Sondheimer: Ball brothers, Josh Shipp, Jeremy Lin and JuJu Watkins highlight Sacramento basketball moments

Lonzo Ball shows off his shirt in 2016 after going 35-0 with Chino Hills.
Lonzo Ball shows off his shirt in 2016 after going 35-0 while winning a state championship at Chino Hills High. (Associated Press)

A trip to Sacramento to play for a state championship in an NBA arena is one of the coolest things that can happen to a high school basketball player living in California.

Yeah, sportswriters coming to the event every year might occasionally get bored or even annoyed (8 p.m. starts for TV test our patience), but the reality is that it's for the players and fans, and having the Golden 1 Center as the site with just a $16 general admission fee can't be beat.

There will be 12 championship games on Friday and Saturday, and unless you find me at the Yard House restaurant, it's watching nonstop basketball from 10 a.m. until 10 p.m. each day. Spectrum has the TV rights, so look for games on the Lakers channel or Spectrum 1 News.

For those who like history, let me offer my favorite moments from championships of the past in Sacramento:

Chino Hills goes 35-0

The Chino Hills circus bus arrived in Sacramento in 2016 unbeaten and left unbeaten. The Ball brothers provided the greatest entertainment next to Taylor Swift. It was a team for the ages.

Seared in my memory is the opening jump ball at Sleep Train Arena. Chino Hills is facing De La Salle, and 14-year-old freshman LaMelo Ball is yawning on the court. Chino Hills fell behind by 10 points, then won 70-50 with all kinds of vintage plays, dunks and fast breaks.

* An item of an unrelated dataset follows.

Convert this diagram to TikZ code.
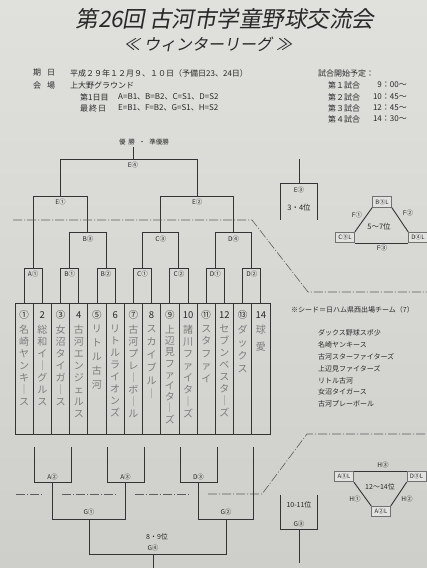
\documentclass[tikz,border=0pt]{standalone}
\usepackage{fontspec}
\setmainfont{Noto Sans CJK JP}
\newfontfamily\ttlf[FakeSlant=0.18]{Noto Sans CJK JP}
\definecolor{bgtop}{RGB}{224,224,220}
\definecolor{bgbot}{RGB}{206,206,202}
\definecolor{lnc}{RGB}{52,52,52}
\definecolor{txc}{RGB}{40,40,40}
\definecolor{hwc}{RGB}{125,125,125}
\definecolor{boxf}{RGB}{226,226,223}
\newcommand{\fs}[1]{\fontsize{#1}{#1}\selectfont}
\tikzset{
  ln/.style={draw=lnc, line width=0.9pt},
  grid/.style={draw=lnc, line width=0.8pt},
  dd/.style={draw=lnc!80, line width=0.6pt, dash pattern=on 9pt off 2pt on 1pt off 2pt},
  lbl/.style={inner sep=0, text=txc, font=\fs{6.5}},
  info/.style={inner sep=0, text=txc, font=\fs{8}, anchor=west},
  seed/.style={inner sep=0, text=txc, font=\fs{7}, anchor=west},
  num/.style={inner sep=0, text=txc, font=\fs{9.5}},
  vn/.style={inner sep=0, text=hwc, anchor=north, align=center, font=\fontsize{10}{12}\selectfont},
  sbox/.style={draw=lnc!70, fill=boxf, line width=0.6pt, inner sep=0.5pt, minimum width=19pt, minimum height=10.5pt, text=txc, font=\fs{6}},
}
\begin{document}
\begin{tikzpicture}[x=1pt,y=-1pt]
\shade[top color=bgtop, bottom color=bgbot] (0,0) rectangle (427,568);
\useasboundingbox (0,0) rectangle (427,568);

% ---- title ----
\node[inner sep=0, text=txc, font=\ttlf\fs{22.5}] (title) at (225,19) {第26回\hspace{4pt}古河市学童野球交流会};
\node[inner sep=0, text=txc, font=\ttlf\fs{16}] (sub) at (208,44) {≪\hspace{4pt}ウィンターリーグ\hspace{4pt}≫};

% ---- info ----
\node[info] (i1) at (33,73) {期\hspace{6pt}日};
\node[info] (i2) at (70,73) {平成２９年１２月９、１０日（予備日23、24日）};
\node[info] (i3) at (33,85) {会\hspace{6pt}場};
\node[info] (i4) at (70,85) {上大野グラウンド};
\node[info] (i5) at (80,97) {第1日目};
\node[info] (i6) at (118,97) {A=B1、B=B2、C=S1、D=S2};
\node[info] (i7) at (80,108) {最\hspace{1pt}終\hspace{1pt}日};
\node[info] (i8) at (118,108) {E=B1、F=B2、G=S1、H=S2};

\node[info] (s0) at (318,73) {試合開始予定：};
\node[info] (s1) at (328,85) {第１試合};
\node[info] (s2) at (328,97) {第２試合};
\node[info] (s3) at (328,108) {第３試合};
\node[info] (s4) at (328,119) {第４試合};
\node[info, anchor=east] (t1) at (407,85) {9：00～};
\node[info, anchor=east] (t2) at (407,97) {10：45～};
\node[info, anchor=east] (t3) at (407,108) {12：45～};
\node[info, anchor=east] (t4) at (407,119) {14：30～};

% ---- upper bracket ----
\node[lbl, font=\fs{6.5}] (champ) at (144,142) {優\hspace{3pt}勝\hspace{4pt}・\hspace{4pt}準優勝};
\draw[ln] (133,147) -- (133,159);
\draw[ln] (60.5,196) -- (60.5,159) -- (197.2,159) -- (197.2,196);
\node[lbl] (e4) at (133,165) {E④};
% E1
\draw[ln] (33.2,268) -- (33.2,196) -- (87.9,196) -- (87.9,232);
\node[lbl] (e1) at (60.5,202) {E①};
% E2
\draw[ln] (160.7,232) -- (160.7,196) -- (233.6,196) -- (233.6,232);
\node[lbl] (e2) at (197.2,202) {E②};
% B3, C3, D4
\draw[ln] (69.6,268) -- (69.6,232) -- (106.1,232) -- (106.1,268);
\node[lbl] (b3) at (87.9,239) {B③};
\draw[ln] (142.5,268) -- (142.5,232) -- (178.9,232) -- (178.9,268);
\node[lbl] (c3) at (160.7,239) {C③};
\draw[ln] (215.4,268) -- (215.4,232) -- (251.8,232) -- (251.8,268);
\node[lbl] (d4) at (233.6,239) {D④};
% first round
\foreach \a/\b/\t/\n in {24.11/42.32/A①/a1, 60.54/78.75/B①/b1, 96.96/115.18/B②/b2, 133.39/151.61/C①/c1, 169.82/188.04/C②/c2, 206.25/224.46/D①/d1, 242.68/260.89/D②/d2}{
  \draw[ln] (\a,303) -- (\a,268) -- (\b,268) -- (\b,303);
  \node[lbl] (\n) at ({(\a+\b)/2},274) {\t};
}

% ---- team columns ----
\draw[grid] (15,303) rectangle (270,434);
\foreach \i in {1,...,13}{ \draw[grid] ({15+18.214*\i},303) -- ({15+18.214*\i},434); }
\foreach \i/\t in {1/①,2/2,3/③,4/4,5/⑤,6/6,7/⑦,8/8,9/⑨,10/10,11/⑪,12/12,13/⑬,14/14}{
  \node[num] (n\i) at ({15+18.214*(\i-0.5)},315) {\t};
}
\node[vn] (h1) at (24.11,325) {名\\崎\\ヤ\\ン\\キ\\｜\\ス};
\node[vn] (h2) at (42.32,325) {総\\和\\イ\\｜\\グ\\ル\\ス};
\node[vn] (h3) at (60.54,325) {女\\沼\\タ\\イ\\ガ\\｜\\ス};
\node[vn] (h4) at (78.75,325) {古\\河\\エ\\ン\\ジ\\ェ\\ル\\ス};
\node[vn, font=\fontsize{10}{14}\selectfont] (h5) at (96.96,325) {リ\\ト\\ル\\古\\河};
\node[vn] (h6) at (115.18,325) {リ\\ト\\ル\\ラ\\イ\\オ\\ン\\ズ};
\node[vn] (h7) at (133.39,325) {古\\河\\プ\\レ\\｜\\ボ\\｜\\ル};
\node[vn, font=\fontsize{10}{13}\selectfont] (h8) at (151.61,325) {ス\\カ\\イ\\ブ\\ル\\｜};
\node[vn, font=\fontsize{10}{11.2}\selectfont] (h9) at (169.82,325) {上\\辺\\見\\フ\\ァ\\イ\\タ\\｜\\ズ};
\node[vn] (h10) at (188.04,325) {諸\\川\\フ\\ァ\\イ\\タ\\｜\\ズ};
\node[vn, font=\fontsize{10}{12.5}\selectfont] (h11) at (206.25,325) {ス\\タ\\フ\\ァ\\イ};
\node[vn] (h12) at (224.46,325) {セ\\ブ\\ン\\ベ\\ス\\タ\\｜\\ズ};
\node[vn, font=\fontsize{10}{13}\selectfont] (h13) at (242.68,325) {ダ\\ッ\\ク\\ス};
\node[vn, font=\fontsize{10}{17}\selectfont] (h14) at (260.89,325) {球\\愛};

% ---- seed list ----
\node[seed] (sd0) at (291,310) {※シード＝日ハム県西出場チーム（7）};
\node[seed] (sd1) at (318,333) {ダックス野球スポ少};
\node[seed] (sd2) at (318,345) {名崎ヤンキース};
\node[seed] (sd3) at (318,357) {古河スターファイターズ};
\node[seed] (sd4) at (318,369) {上辺見ファイターズ};
\node[seed] (sd5) at (318,381) {リトル古河};
\node[seed] (sd6) at (318,392) {女沼タイガース};
\node[seed] (sd7) at (318,404) {古河プレーボール};

% ---- dash-dot dividers ----
\draw[dd] (13,220) -- (252,220) -- (308,292) -- (427,292);
\draw[dd] (16,494) -- (43,494);
\draw[dd] (62,494) -- (116,494);
\draw[dd] (135,494) -- (190,494);
\draw[dd] (208,494) -- (262,494) -- (307,434) -- (427,434);

% ---- 3-4 ----
\draw[ln] (299,159) -- (299,183);
\draw[ln] (280,220) -- (280,183) -- (317,183) -- (317,220);
\node[lbl] (e3) at (299,190) {E③};
\node[lbl, font=\fs{7.5}] (p34) at (299,208) {3・4位};

% ---- 5-7 ----
\node[sbox] (bb3) at (382,202) {B③L};
\node[sbox] (cc3) at (345,237.5) {C③L};
\node[sbox] (dd4) at (418,237.5) {D④L};
\draw[ln] (bb3.south west) -- (cc3.north east);
\draw[ln] (bb3.south east) -- (dd4.north west);
\draw[ln] (cc3.south east) -- (dd4.south west);
\node[lbl] (f1) at (357,215) {F①};
\node[lbl] (f2) at (408,213) {F②};
\node[lbl] (f3) at (382,248.5) {F③};
\node[lbl, font=\fs{7.5}] (p57) at (379,227) {5～7位};

% ---- lower bracket ----
\draw[ln] (34,447) -- (34,482) -- (71,482) -- (71,447);
\node[lbl] (a2) at (52.5,477) {A②};
\draw[ln] (107,447) -- (107,482) -- (144,482) -- (144,447);
\node[lbl] (a3) at (125.5,477) {A③};
\draw[ln] (180,447) -- (180,482) -- (217,482) -- (217,447);
\node[lbl] (d3) at (198.5,477) {D③};
\draw[ln] (52.5,482) -- (52.5,519) -- (125.5,519) -- (125.5,482);
\node[lbl] (g1) at (89,512) {G①};
\draw[ln] (198.5,482) -- (198.5,519) -- (253,519) -- (253,447);
\node[lbl] (g2) at (226,512) {G②};
\draw[ln] (89,519) -- (89,554) -- (226,554) -- (226,519);
\node[lbl, font=\fs{7}] (p89) at (157,537) {8・9位};
\node[lbl] (g4) at (153,548) {G④};
\draw[ln] (153,554) -- (153,568);

% ---- 10-11 ----
\draw[ln] (280,495) -- (280,529) -- (317,529) -- (317,495);
\draw[ln] (299,529) -- (299,563);
\node[lbl, font=\fs{7}] (p1011) at (299,505) {10-11位};
\node[lbl] (g3) at (299,524) {G③};

% ---- 12-14 ----
\node[sbox] (aa3) at (344,476.5) {A③L};
\node[sbox] (dd3) at (416.5,476.5) {D③L};
\node[sbox] (aa2) at (381,511.5) {A②L};
\draw[ln] (aa3.north east) -- (dd3.north west);
\draw[ln] (aa3.south east) -- (aa2.north west);
\draw[ln] (dd3.south west) -- (aa2.north east);
\node[lbl] (h3l) at (383,465) {H③};
\node[lbl] (h1l) at (355,499) {H①};
\node[lbl] (h2l) at (407,499) {H②};
\node[lbl, font=\fs{7}] (p1214) at (380,487) {12～14位};
\end{tikzpicture}
\end{document}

"For us it was unique," former Chino Hills coach Steve Baik said this week. "The year before, we lost. We were in a different frame of mind. Every single game throughout that year, there was so much pressure to win. We knew one loss would have been considered a failing year. Our guys really weren't celebrating after regional wins. We finally got to celebrate after beating De La Salle."

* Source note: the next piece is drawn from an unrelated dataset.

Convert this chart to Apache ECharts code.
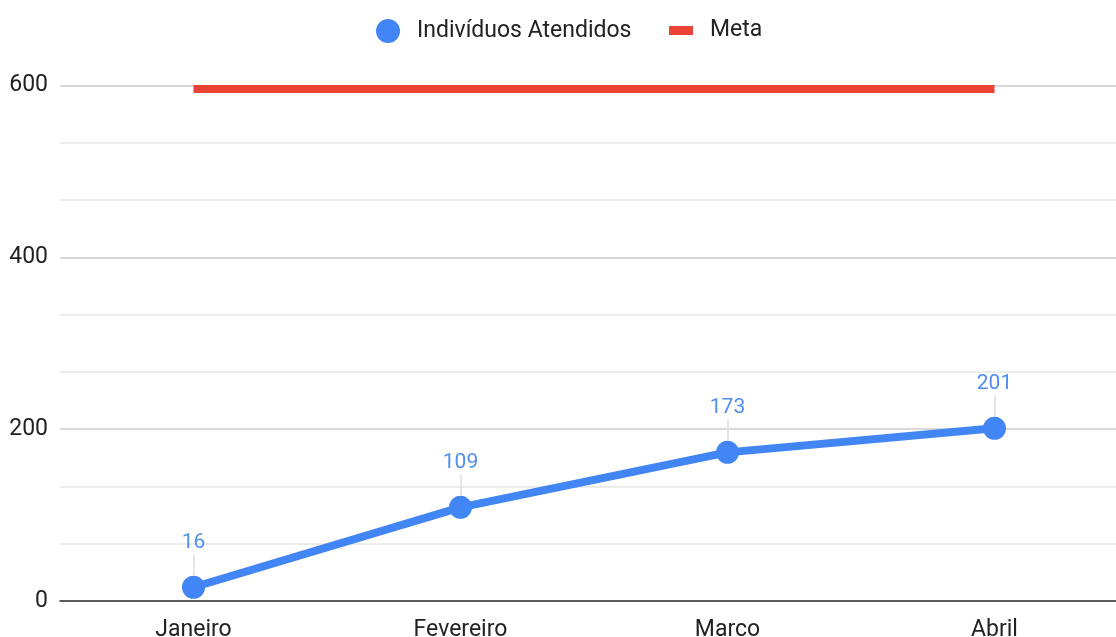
<!DOCTYPE html>
<html>
<head>
<meta charset="utf-8">
<style>
  html, body { margin: 0; padding: 0; background: #fff; }
  #chart { width: 1116px; height: 637px; }
</style>
<script src="https://cdn.jsdelivr.net/npm/echarts@6/dist/echarts.min.js"></script>
</head>
<body>
<div id="chart"></div>
<script>
// dados do gráfico
var meses = ["Janeiro", "Fevereiro", "Marco", "Abril"];
var atendidos = [16, 109, 173, 201];
var meta = [596, 596, 596, 596];
var yTicks = [0, 200, 400, 600];

// hastes cinzas das anotações (do ponto até o rótulo)
var hastes = atendidos.map(function (v, i) {
  return [{ coord: [meses[i], v + 14] }, { coord: [meses[i], v + 38] }];
});

var chart = echarts.init(document.getElementById("chart"));
var option = {
  animation: false,
  textStyle: { fontFamily: "Roboto, Arial, sans-serif" },
  legend: [
    {
      data: [{ name: "Indivíduos Atendidos", icon: "circle" }],
      left: 376,
      top: 19,
      padding: 0,
      itemWidth: 24,
      itemHeight: 24,
      textStyle: { fontSize: 23, color: "#222", padding: [0, 0, 0, 12] }
    },
    {
      data: [{ name: "Meta", icon: "rect" }],
      left: 669,
      top: 19,
      padding: 0,
      itemWidth: 24,
      itemHeight: 9,
      textStyle: { fontSize: 23, color: "#222", padding: [0, 0, 0, 12] }
    }
  ],
  grid: {
    left: 60,
    right: -12,
    top: 85.5,
    bottom: 36,
    containLabel: false,
    outerBoundsMode: "none"
  },
  xAxis: {
    type: "category",
    data: meses,
    boundaryGap: true,
    axisLine: { lineStyle: { color: "#333", width: 1.5 } },
    axisTick: { show: false },
    axisLabel: { fontSize: 23, color: "#222", margin: 18 }
  },
  yAxis: {
    type: "value",
    min: yTicks[0],
    max: yTicks[yTicks.length - 1],
    interval: 200,
    axisLine: { show: false },
    axisTick: { show: false },
    axisLabel: { fontSize: 23, color: "#222", margin: 12 },
    splitLine: { lineStyle: { color: "#cccccc", width: 1.5 } },
    minorTick: { show: false, splitNumber: 3 },
    minorSplitLine: { show: true, lineStyle: { color: "#e6e6e6", width: 1.5 } }
  },
  series: [
    {
      name: "Meta",
      type: "line",
      data: meta,
      symbol: "none",
      clip: false,
      itemStyle: { color: "#EA4335" },
      lineStyle: { color: "#EA4335", width: 8 },
      z: 2
    },
    {
      name: "Indivíduos Atendidos",
      type: "line",
      data: atendidos,
      symbol: "circle",
      symbolSize: 23,
      clip: false,
      itemStyle: { color: "#4285F4" },
      lineStyle: { color: "#4285F4", width: 8 },
      label: {
        show: true,
        position: "top",
        distance: 23,
        fontSize: 21,
        color: "#4f8ef0"
      },
      markLine: {
        silent: true,
        symbol: "none",
        label: { show: false },
        lineStyle: { color: "#dddddd", width: 1.5, type: "solid" },
        data: hastes
      },
      z: 3
    }
  ]
};
chart.setOption(option);
window.addEventListener("resize", function () {
  chart.resize();
});
</script>
</body>
</html>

Most of the players stayed in their hotel rooms the night before, but Baik remembers freshman Onyeka Okongwu hanging out in the pool, which might have explained him struggling in the first half when Chino Hills trailed for the first time at halftime 30-28. In the second half, he started blocking shots and helped ignite fast breaks. Then came the celebrating, and you all know how much the father of the Ball brothers, LaVar, likes to talk.

Jeremy Lin bank shot

Palo Alto played Santa Ana Mater Dei in the 2006 Division II champinship game at Arco Arena. Mater Dei had a front line at that stood 7 feet 1, 6-8 and 6-8. Taylor King was the star player. But Palo Alto had a Harvard-bound guard named Jeremy Lin.

Palo Alto won 51-47.

Those were the days when Mater Dei never lost in state finals. Lin banked in a 25-foot shot with 2:07 left to send Palo Alto fans into a frenzy.

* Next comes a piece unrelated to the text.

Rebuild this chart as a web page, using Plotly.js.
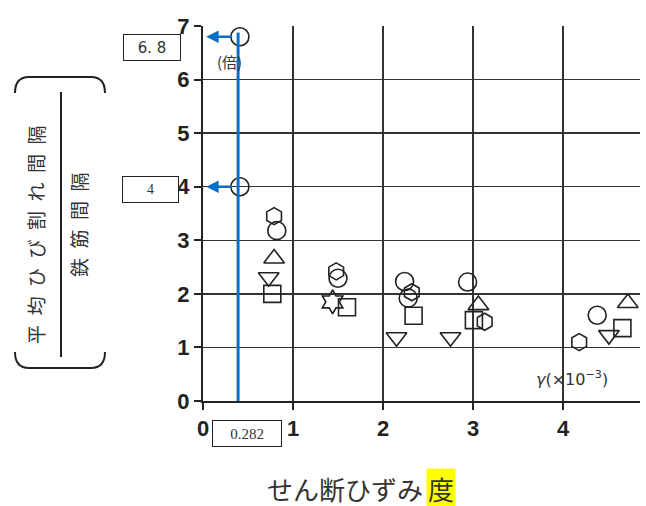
<!DOCTYPE html>
<html>
<head>
<meta charset="utf-8">
<script src="https://cdn.plot.ly/plotly-3.0.1.min.js"></script>
<style>
  body { margin: 0; background: #fff; }
  #plot { width: 646px; height: 506px; }
</style>
</head>
<body>
<div id="plot"></div>
<script>
// readings taken off the scanned figure (x: shear strain x10^-3, y: crack spacing ratio)
var circleX = [0.41, 0.41, 0.82, 1.50, 2.24, 2.28, 2.94, 4.38];
var circleY = [6.80, 4.00, 3.18, 2.29, 2.23, 1.92, 2.22, 1.60];
var hexX = [0.79, 1.48, 2.32, 3.13, 4.18];
var hexY = [3.45, 2.42, 2.03, 1.48, 1.10];
var triUpX = [0.79, 3.06, 4.72];
var triUpY = [2.66, 1.79, 1.83];
var triDownX = [0.73, 2.15, 2.75, 4.51];
var triDownY = [2.31, 1.19, 1.19, 1.23];
var squareX = [0.77, 1.60, 2.34, 3.01, 4.66];
var squareY = [2.00, 1.75, 1.59, 1.51, 1.36];
var starX = [1.44];
var starY = [1.85];

var markX = 0.39;         // blue guide line
var markLabel = '0.282';
var calloutY = [6.8, 4];
var calloutText = ['6. 8', '4'];

var ink = '#222';
var blue = '#0a6fc4';

function series(x, y, sym, size) {
  return {
    x: x, y: y, type: 'scatter', mode: 'markers', cliponaxis: false,
    marker: { symbol: sym, size: size, color: ink, line: { color: ink, width: 1.6 } },
    hoverinfo: 'x+y'
  };
}

var data = [
  series(circleX, circleY, 'circle-open', 18),
  series(hexX, hexY, 'hexagon-open', 17),
  series(triUpX, triUpY, 'triangle-up-open', 18),
  series(triDownX, triDownY, 'triangle-down-open', 18),
  series(squareX, squareY, 'square-open', 17),
  series(starX, starY, 'hexagram-open', 18)
];

// pixel -> paper helpers for the decoration outside the plot
var L = 203, T = 26, W = 437, H = 375;
function px(x) { return (x - L) / W; }
function py(y) { return (T + H - y) / H; }
function path(pts) {
  return pts.map(function (p) { return p[0] + px(p[1]).toFixed(4) + ',' + py(p[2]).toFixed(4); }).join(' ');
}
function label(x, y, text, font, extra) {
  var a = { xref: 'paper', yref: 'paper', x: px(x), y: py(y), xanchor: 'center', yanchor: 'middle',
    text: text, showarrow: false, font: font };
  for (var k in extra) a[k] = extra[k];
  return a;
}

var shapes = [
  { type: 'line', xref: 'x', yref: 'y', x0: markX, x1: markX, y0: 0, y1: 6.88,
    line: { color: blue, width: 3 } },
  // fraction bar of the y title
  { type: 'line', xref: 'paper', yref: 'paper', x0: px(61), x1: px(61), y0: py(92), y1: py(357),
    line: { color: ink, width: 2 } },
  // brackets
  { type: 'path', xref: 'paper', yref: 'paper', line: { color: ink, width: 2 },
    path: path([['M', 15, 93], ['Q', 15, 77], ['', 29, 77], ['L', 91, 77], ['Q', 105, 77], ['', 105, 93]]) },
  { type: 'path', xref: 'paper', yref: 'paper', line: { color: ink, width: 2 },
    path: path([['M', 15, 352], ['Q', 15, 368], ['', 29, 368], ['L', 91, 368], ['Q', 105, 368], ['', 105, 352]]) }
];

var annotations = [];
calloutY.forEach(function (v) {
  annotations.push({ xref: 'x', yref: 'y', axref: 'x', ayref: 'y', x: 0.035, y: v, ax: markX - 0.05, ay: v,
    text: '', showarrow: true, arrowhead: 2, arrowsize: 1, arrowwidth: 2.5, arrowcolor: blue });
});
var boxed = { borderpad: 0, bordercolor: ink, borderwidth: 1, bgcolor: '#fff', height: 25 };
var cjk = 'Noto Sans CJK JP';
annotations.push(
  label(152, 48, calloutText[0], { family: 'DejaVu Sans', size: 15, color: '#333' },
    Object.assign({ width: 56 }, boxed)),
  label(150, 189, calloutText[1], { family: 'Liberation Serif', size: 14, color: '#333' },
    Object.assign({ width: 55 }, boxed)),
  label(247, 433, markLabel, { family: 'Liberation Serif', size: 15, color: '#333' },
    Object.assign({ width: 68 }, boxed)),
  label(229, 62, '(倍)', { family: cjk, size: 15, color: '#333' }, {}),
  label(572, 378, '<i>γ</i>(×10<sup>−3</sup>)', { family: 'DejaVu Sans', size: 16, color: '#333' }, {}),
  // y title as a fraction
  label(35, 235, '平\u2002均\u2002ひ\u2002び\u2002割\u2002れ\u2002間\u2002隔',
    { family: cjk, size: 19, color: '#333' }, { textangle: -90 }),
  label(79, 225, '鉄\u2002筋\u2002間\u2002隔', { family: cjk, size: 19, color: '#333' }, { textangle: -90 }),
  // x title, last character highlighted
  label(425, 488, 'せん断ひずみ', { family: cjk, size: 26, color: '#333' }, { xanchor: 'right' }),
  label(426, 488, '度', { family: cjk, size: 26, color: '#333' },
    { xanchor: 'left', bgcolor: '#ffff00', borderpad: 1 })
);

var layout = {
  width: 646, height: 506,
  margin: { l: L, r: 646 - L - W, t: T, b: 506 - T - H },
  paper_bgcolor: '#fff', plot_bgcolor: '#fff',
  showlegend: false,
  xaxis: {
    range: [0, W / 90], tickvals: [0, 1, 2, 3, 4], ticktext: ['0', '1', '2', '3', '4'],
    showgrid: true, gridcolor: '#333', gridwidth: 1.5, zeroline: false,
    showline: true, linecolor: ink, linewidth: 2,
    ticks: 'outside', ticklen: 7, tickwidth: 2, tickcolor: ink,
    tickfont: { family: 'Liberation Sans', size: 22, color: '#222', weight: 'bold' }
  },
  yaxis: {
    range: [0, 7], dtick: 1,
    showgrid: true, gridcolor: '#333', gridwidth: 1.5, zeroline: false,
    showline: true, linecolor: ink, linewidth: 2,
    ticks: 'outside', ticklen: 7, tickwidth: 2, tickcolor: ink,
    tickfont: { family: 'Liberation Sans', size: 22, color: '#222', weight: 'bold' }
  },
  shapes: shapes,
  annotations: annotations
};

Plotly.newPlot('plot', data, layout, { displayModeBar: false, staticPlot: true });
</script>
</body>
</html>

“The bank shot broke our back,” Mater Dei Coach Gary McKnight said in 2006.

Palo Alto finished 33-1. Lin went on to Harvard and the NBA.

Josh Shipp sets record

One issue for high school athletes playing in an NBA arena is that sometimes it's a lot harder to shoot from long range. That wasn't a problem for Josh Shipp of Fairfax in 2004. He scored 33 points in the Division I regional overtime final at the Sports Arena against Etiwanda.

Then, playing in the state final at Arco Arena, where shooting threes often turns out badly, he tied a Division I state record with five threes in a 51-35 victory over De La Salle. He finished with 22 points.

All I remember is giving Harvey Kitani, the always superstitious Fairfax coach, a lemonade before the game because he demanded it after I gave him one before the regional final.

Shipp would go on to have a terrific career at UCLA. "Josh could always score. It didn't matter where he was playing," Kitani said.

JuJu Watkins power

JuJu Watkins of Sierra Canyon poses for a photo while holding a basketball with two hands.
JuJu Watkins of Sierra Canyon poses for a portrait. (Jason Armond / Los Angeles Times)

As a freshman in 2020, Juju Watkins was already the best player in Southern California. By 2022, she was leading Sierra Canyon to the Open Division state championship with an 85-61 dismantling of San Jose Archbishop Mitty.

Watkins had 23 points, 19 rebounds, six assists, six blocked shots and three steals in the final game of her junior season. There was no need to make predictions of her future greatness.

As a freshman at USC this season, Watkins is averaging 27.8 points.

Trevor Ariza show

There was no stopping Trevor Ariza of Westchester in the 2003 Division I state championship game against Oakland Tech. He led the Comets to their second straight title with a 30-point performance against a team that featured McDonald's All-American Leon Powe.

Coach Ed Azzam said, "He's one of the best players we've ever had because he's so versatile."

Nothing could be truer. Ariza went on to UCLA and the NBA while becoming a dependable three-point shooter and defender.

"It was a fun group," Azzam said this week.